O pedido de impeachment de Luiz Inácio Lula da Silva (PT) não deve prosperar. É o que avaliam constitucionalistas ouvidos pela reportagem e que não veem fundamento constitucional no argumento de parlamentares críticos da declaração do presidente da República
contra Israel.
Em uma conversa com jornalistas durante passagem pela Etiópia, na semana passada, Lula comparou a ofensiva de Israel em Gaza ao Holocausto, extermínio em massa de judeus comandado por Adolf Hitler, na Alemanha. “O que está acontecendo na Faixa de Gaza e com o povo palestino não existe em nenhum outro momento histórico. Aliás, existiu: quando o Hitler resolveu matar os judeus”, disse Lula.
No exterior, a comparação gerou um desconforto institucional entre os dois países. No Brasil, parlamentares de oposição – e até de partidos que compõem a base de governo – a usaram como munição para tentar bombardear o mandato do presidente brasileiro. Os deputados alegam que a declaração de Lula configura um crime de responsabilidade previsto no parágrafo 3 do artigo 5º da Lei do Impeachment. “São crimes de responsabilidade contra a existência política da União: cometer ato de hostilidade contra nação estrangeira, expondo a República ao perigo da guerra, ou comprometendo-lhe a neutralidade”, diz o texto da legislação.
O doutor em direito constitucional pela USP Hugo Sauaia lembra que os crimes de responsabilidade são políticos e que podem, sim, resultar em perdas de mandato se configurarem um ato afrontoso a alguma norma da Constituição. Ele entende que a referência usada a um
assunto tão delicado para a humanidade quanto o nazismo é “ruim”, mas não a entende como um ato hostil capaz de envolver o Brasil em uma guerra.
“O ato de Lula, para ser criminoso, precisaria ser hostil ao ponto de contrariar as normas de conduta da Constituição.
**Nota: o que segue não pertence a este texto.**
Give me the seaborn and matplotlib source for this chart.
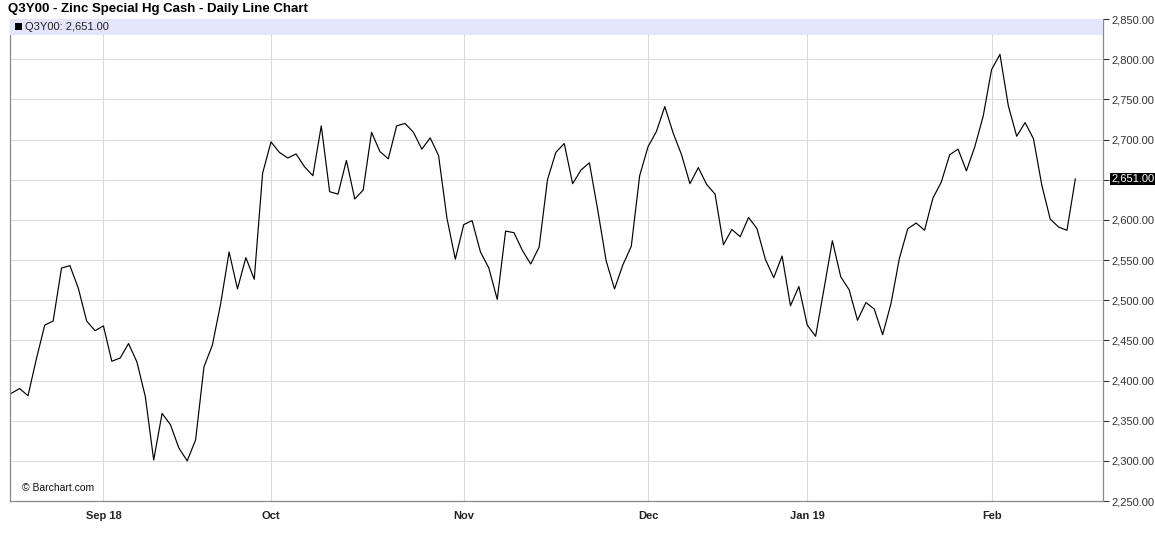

O exemplo pode soar grosseiro e deselegante, mas nada mais foi do que dizer para os palestinos: ‘Vocês são um povo marcado e estão deixando que isso se repita na história’”, disse Sauaia.
“Mas a decisão é do Congresso, que tem autonomia para seguir com o processo de impeachment ou não. Mas, por lá, tudo tem a ver com política, então vão assinar, protocolar, e o pedido vai pra gaveta”, acredita. Mestre em direito público pela PUC Minas e advogado constitucionalista, Fabrício Souza Duarte admite que legalmente o pedido da oposição é viável, mas que a mera fala do presidente não geraria a hipótese prevista em lei. “Está mais para barulho, mas não tem efeitos jurídicos”, assegura.
Fabrício também não faz a leitura de que a fala de Lula coloque em risco a soberania do Brasil, mas ressalta que o fato não invalida o ato político em si de movimentar a oposição contra o petista.